To do: Set the data down again, exactly as it reads, but without the pictures.

Source material:

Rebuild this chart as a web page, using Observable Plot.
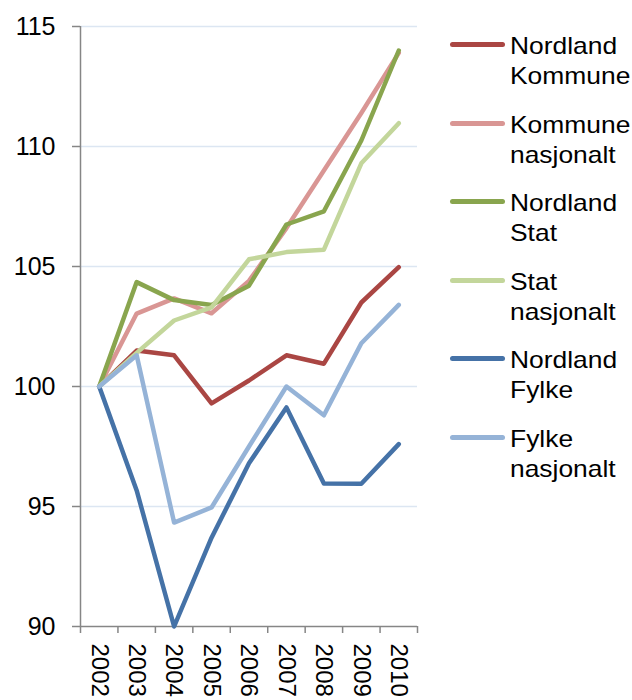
<!DOCTYPE html>
<html>
<head>
<meta charset="utf-8">
<script src="https://cdn.jsdelivr.net/npm/d3@7"></script>
<script src="https://cdn.jsdelivr.net/npm/@observablehq/plot@0.6"></script>
<style>
  html, body { margin: 0; padding: 0; background: #fff; }
  #wrap { position: relative; width: 632px; height: 700px; overflow: hidden; font-family: "Liberation Sans", Arial, sans-serif; }
  #legend { position: absolute; left: 450px; top: 0; }
  .item { position: absolute; left: 0; width: 190px; }
  .swatch { position: absolute; left: 0; top: 11px; width: 55px; height: 5px; border-radius: 3px; }
  .lab { position: absolute; left: 60px; top: 0; font-size: 24px; line-height: 30px; color: #000; white-space: nowrap; transform: scaleX(1.1); transform-origin: left top; }
</style>
</head>
<body>
<div id="wrap"><div id="legend"></div></div>
<script>
const years = [2002, 2003, 2004, 2005, 2006, 2007, 2008, 2009, 2010];
const seriesNames = ["Nordland Kommune", "Kommune nasjonalt", "Nordland Stat", "Stat nasjonalt", "Nordland Fylke", "Fylke nasjonalt"];
const seriesLabels = [["Nordland", "Kommune"], ["Kommune", "nasjonalt"], ["Nordland", "Stat"], ["Stat", "nasjonalt"], ["Nordland", "Fylke"], ["Fylke", "nasjonalt"]];
const seriesColors = ["#AA4643", "#D99694", "#89A54E", "#C3D69B", "#4572A7", "#95B3D7"];
const nordlandKommune = [100, 101.5, 101.3, 99.3, 100.25, 101.3, 100.95, 103.5, 104.97];
const kommuneNasjonalt = [100, 103.04, 103.67, 103.05, 104.4, 106.6, 109.0, 111.4, 113.9];
const nordlandStat = [100, 104.35, 103.6, 103.4, 104.2, 106.75, 107.3, 110.25, 114.0];
const statNasjonalt = [100, 101.4, 102.75, 103.3, 105.3, 105.6, 105.7, 109.3, 110.97];
const nordlandFylke = [100, 95.67, 90.0, 93.7, 96.8, 99.13, 95.96, 95.95, 97.6];
const fylkeNasjonalt = [100, 101.3, 94.33, 94.96, 97.5, 100.0, 98.8, 101.8, 103.4];
const yTicks = [90, 95, 100, 105, 110, 115];

const allValues = [nordlandKommune, kommuneNasjonalt, nordlandStat, statNasjonalt, nordlandFylke, fylkeNasjonalt];
const data = [];
allValues.forEach((vals, i) => vals.forEach((v, j) => data.push({series: seriesNames[i], year: years[j], value: v})));

const boundaries = years.map(y => y - 0.5).concat([years[years.length - 1] + 0.5]);
const xDomain = [boundaries[0], boundaries[boundaries.length - 1]];

const chart = Plot.plot({
  width: 632,
  height: 700,
  marginLeft: 80,
  marginRight: 215,
  marginTop: 26,
  marginBottom: 74,
  style: {fontFamily: "'Liberation Sans', Arial, sans-serif", fontSize: "24px", background: "#fff", overflow: "visible"},
  x: {domain: xDomain},
  y: {domain: [90, 115]},
  color: {domain: seriesNames, range: seriesColors},
  marks: [
    Plot.ruleY(yTicks.slice(1), {stroke: "#DCE6F2", strokeWidth: 1.5}),
    Plot.ruleY([90], {stroke: "#868686", strokeWidth: 1.5}),
    Plot.ruleX([xDomain[0]], {stroke: "#868686", strokeWidth: 1.5}),
    Plot.axisY({ticks: yTicks, tickSize: 8, tickPadding: 17, fontSize: 25, stroke: "#868686", strokeWidth: 1.5, fill: "#000", label: null}),
    Plot.axisX({ticks: boundaries, tickSize: 7, tickFormat: () => "", stroke: "#868686", strokeWidth: 1.5, label: null}),
    Plot.axisX({ticks: years, tickSize: 0, tickPadding: 17, tickRotate: 90, textAnchor: "start", tickFormat: d => String(d), fontSize: 24, fill: "#000", label: null}),
    Plot.line(data, {x: "year", y: "value", z: "series", stroke: "series", strokeWidth: 4.5, strokeLinejoin: "round", strokeLinecap: "round"})
  ]
});
document.getElementById("wrap").prepend(chart);

const legend = document.getElementById("legend");
seriesNames.forEach((name, i) => {
  const item = document.createElement("div");
  item.className = "item";
  item.style.top = (31 + i * 78.6) + "px";
  const sw = document.createElement("div");
  sw.className = "swatch";
  sw.style.background = seriesColors[i];
  const lab = document.createElement("div");
  lab.className = "lab";
  lab.innerHTML = seriesLabels[i].join("<br>");
  item.appendChild(sw);
  item.appendChild(lab);
  legend.appendChild(item);
});
</script>
</body>
</html>
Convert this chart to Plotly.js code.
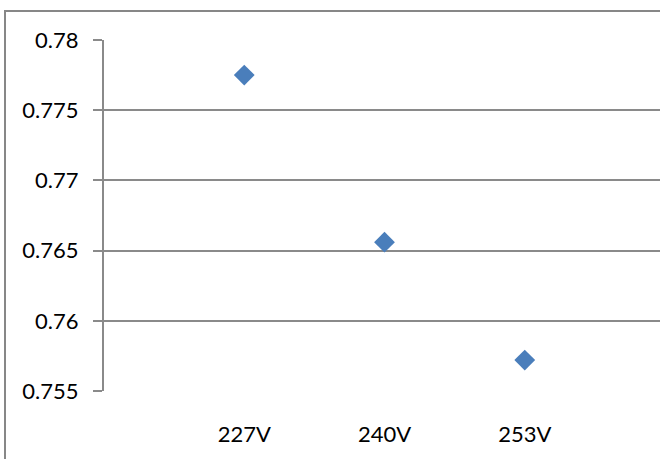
<!DOCTYPE html>
<html>
<head>
<meta charset="utf-8">
<script src="https://cdn.plot.ly/plotly-3.0.1.min.js"></script>
<style>
  html, body { margin: 0; padding: 0; background: #ffffff; overflow: hidden; }
  #frame { position: absolute; left: 4px; top: 10px; width: 800px; height: 600px;
           border: 2px solid #878787; box-sizing: border-box; }
  #chart { position: absolute; left: 0; top: 0; width: 720px; height: 480px; }
</style>
</head>
<body>
<div id="frame"></div>
<div id="chart"></div>
<script>
const categories = ['227V', '240V', '253V'];
const values = [0.7775, 0.7656, 0.7572];
const yTicks = [0.755, 0.76, 0.765, 0.77, 0.775, 0.78];
const yTickText = ['0.755', '0.76', '0.765', '0.77', '0.775', '0.78'];

const trace = {
  type: 'scatter',
  mode: 'markers',
  x: categories,
  y: values,
  marker: { symbol: 'diamond', size: 16, color: '#4a7ebb', line: { width: 0 } },
  hoverinfo: 'skip'
};

const layout = {
  width: 720, height: 480,
  margin: { l: 104, r: 55, t: 40, b: 89 },
  paper_bgcolor: 'rgba(0,0,0,0)',
  plot_bgcolor: 'rgba(0,0,0,0)',
  showlegend: false,
  font: { family: 'Lato, "Open Sans", sans-serif', color: '#000000', size: 22 },
  xaxis: {
    type: 'category',
    range: [-1, 3],
    showgrid: false,
    zeroline: false,
    showline: false,
    ticks: 'outside', ticklen: 24, tickcolor: 'rgba(0,0,0,0)',
    tickfont: { size: 22 }
  },
  yaxis: {
    range: [0.755, 0.78],
    tickvals: yTicks,
    ticktext: yTickText,
    showgrid: true, gridcolor: '#8a8a8a', gridwidth: 2,
    zeroline: false,
    showline: true, linecolor: '#8a8a8a', linewidth: 2,
    ticks: 'outside', ticklen: 9, tickcolor: '#8a8a8a', tickwidth: 2,
    ticklabelstandoff: 10,
    tickfont: { size: 22 }
  }
};

Plotly.newPlot('chart', [trace], layout, { staticPlot: true, displayModeBar: false });
</script>
</body>
</html>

Result for this exercise:
Rebuild this chart as a web page, using Observable Plot.
<!DOCTYPE html>
<html>
<head>
<meta charset="utf-8">
<script src="https://cdn.jsdelivr.net/npm/d3@7"></script>
<script src="https://cdn.jsdelivr.net/npm/@observablehq/plot@0.6"></script>
<style>
  html, body { margin: 0; padding: 0; background: #fff; }
  #wrap { position: relative; width: 632px; height: 700px; overflow: hidden; font-family: "Liberation Sans", Arial, sans-serif; }
  #legend { position: absolute; left: 450px; top: 0; }
  .item { position: absolute; left: 0; width: 190px; }
  .swatch { position: absolute; left: 0; top: 11px; width: 55px; height: 5px; border-radius: 3px; }
  .lab { position: absolute; left: 60px; top: 0; font-size: 24px; line-height: 30px; color: #000; white-space: nowrap; transform: scaleX(1.1); transform-origin: left top; }
</style>
</head>
<body>
<div id="wrap"><div id="legend"></div></div>
<script>
const years = [2002, 2003, 2004, 2005, 2006, 2007, 2008, 2009, 2010];
const seriesNames = ["Nordland Kommune", "Kommune nasjonalt", "Nordland Stat", "Stat nasjonalt", "Nordland Fylke", "Fylke nasjonalt"];
const seriesLabels = [["Nordland", "Kommune"], ["Kommune", "nasjonalt"], ["Nordland", "Stat"], ["Stat", "nasjonalt"], ["Nordland", "Fylke"], ["Fylke", "nasjonalt"]];
const seriesColors = ["#AA4643", "#D99694", "#89A54E", "#C3D69B", "#4572A7", "#95B3D7"];
const nordlandKommune = [100, 101.5, 101.3, 99.3, 100.25, 101.3, 100.95, 103.5, 104.97];
const kommuneNasjonalt = [100, 103.04, 103.67, 103.05, 104.4, 106.6, 109.0, 111.4, 113.9];
const nordlandStat = [100, 104.35, 103.6, 103.4, 104.2, 106.75, 107.3, 110.25, 114.0];
const statNasjonalt = [100, 101.4, 102.75, 103.3, 105.3, 105.6, 105.7, 109.3, 110.97];
const nordlandFylke = [100, 95.67, 90.0, 93.7, 96.8, 99.13, 95.96, 95.95, 97.6];
const fylkeNasjonalt = [100, 101.3, 94.33, 94.96, 97.5, 100.0, 98.8, 101.8, 103.4];
const yTicks = [90, 95, 100, 105, 110, 115];

const allValues = [nordlandKommune, kommuneNasjonalt, nordlandStat, statNasjonalt, nordlandFylke, fylkeNasjonalt];
const data = [];
allValues.forEach((vals, i) => vals.forEach((v, j) => data.push({series: seriesNames[i], year: years[j], value: v})));

const boundaries = years.map(y => y - 0.5).concat([years[years.length - 1] + 0.5]);
const xDomain = [boundaries[0], boundaries[boundaries.length - 1]];

const chart = Plot.plot({
  width: 632,
  height: 700,
  marginLeft: 80,
  marginRight: 215,
  marginTop: 26,
  marginBottom: 74,
  style: {fontFamily: "'Liberation Sans', Arial, sans-serif", fontSize: "24px", background: "#fff", overflow: "visible"},
  x: {domain: xDomain},
  y: {domain: [90, 115]},
  color: {domain: seriesNames, range: seriesColors},
  marks: [
    Plot.ruleY(yTicks.slice(1), {stroke: "#DCE6F2", strokeWidth: 1.5}),
    Plot.ruleY([90], {stroke: "#868686", strokeWidth: 1.5}),
    Plot.ruleX([xDomain[0]], {stroke: "#868686", strokeWidth: 1.5}),
    Plot.axisY({ticks: yTicks, tickSize: 8, tickPadding: 17, fontSize: 25, stroke: "#868686", strokeWidth: 1.5, fill: "#000", label: null}),
    Plot.axisX({ticks: boundaries, tickSize: 7, tickFormat: () => "", stroke: "#868686", strokeWidth: 1.5, label: null}),
    Plot.axisX({ticks: years, tickSize: 0, tickPadding: 17, tickRotate: 90, textAnchor: "start", tickFormat: d => String(d), fontSize: 24, fill: "#000", label: null}),
    Plot.line(data, {x: "year", y: "value", z: "series", stroke: "series", strokeWidth: 4.5, strokeLinejoin: "round", strokeLinecap: "round"})
  ]
});
document.getElementById("wrap").prepend(chart);

const legend = document.getElementById("legend");
seriesNames.forEach((name, i) => {
  const item = document.createElement("div");
  item.className = "item";
  item.style.top = (31 + i * 78.6) + "px";
  const sw = document.createElement("div");
  sw.className = "swatch";
  sw.style.background = seriesColors[i];
  const lab = document.createElement("div");
  lab.className = "lab";
  lab.innerHTML = seriesLabels[i].join("<br>");
  item.appendChild(sw);
  item.appendChild(lab);
  legend.appendChild(item);
});
</script>
</body>
</html>
Convert this chart to Plotly.js code.
<!DOCTYPE html>
<html>
<head>
<meta charset="utf-8">
<script src="https://cdn.plot.ly/plotly-3.0.1.min.js"></script>
<style>
  html, body { margin: 0; padding: 0; background: #ffffff; overflow: hidden; }
  #frame { position: absolute; left: 4px; top: 10px; width: 800px; height: 600px;
           border: 2px solid #878787; box-sizing: border-box; }
  #chart { position: absolute; left: 0; top: 0; width: 720px; height: 480px; }
</style>
</head>
<body>
<div id="frame"></div>
<div id="chart"></div>
<script>
const categories = ['227V', '240V', '253V'];
const values = [0.7775, 0.7656, 0.7572];
const yTicks = [0.755, 0.76, 0.765, 0.77, 0.775, 0.78];
const yTickText = ['0.755', '0.76', '0.765', '0.77', '0.775', '0.78'];

const trace = {
  type: 'scatter',
  mode: 'markers',
  x: categories,
  y: values,
  marker: { symbol: 'diamond', size: 16, color: '#4a7ebb', line: { width: 0 } },
  hoverinfo: 'skip'
};

const layout = {
  width: 720, height: 480,
  margin: { l: 104, r: 55, t: 40, b: 89 },
  paper_bgcolor: 'rgba(0,0,0,0)',
  plot_bgcolor: 'rgba(0,0,0,0)',
  showlegend: false,
  font: { family: 'Lato, "Open Sans", sans-serif', color: '#000000', size: 22 },
  xaxis: {
    type: 'category',
    range: [-1, 3],
    showgrid: false,
    zeroline: false,
    showline: false,
    ticks: 'outside', ticklen: 24, tickcolor: 'rgba(0,0,0,0)',
    tickfont: { size: 22 }
  },
  yaxis: {
    range: [0.755, 0.78],
    tickvals: yTicks,
    ticktext: yTickText,
    showgrid: true, gridcolor: '#8a8a8a', gridwidth: 2,
    zeroline: false,
    showline: true, linecolor: '#8a8a8a', linewidth: 2,
    ticks: 'outside', ticklen: 9, tickcolor: '#8a8a8a', tickwidth: 2,
    ticklabelstandoff: 10,
    tickfont: { size: 22 }
  }
};

Plotly.newPlot('chart', [trace], layout, { staticPlot: true, displayModeBar: false });
</script>
</body>
</html>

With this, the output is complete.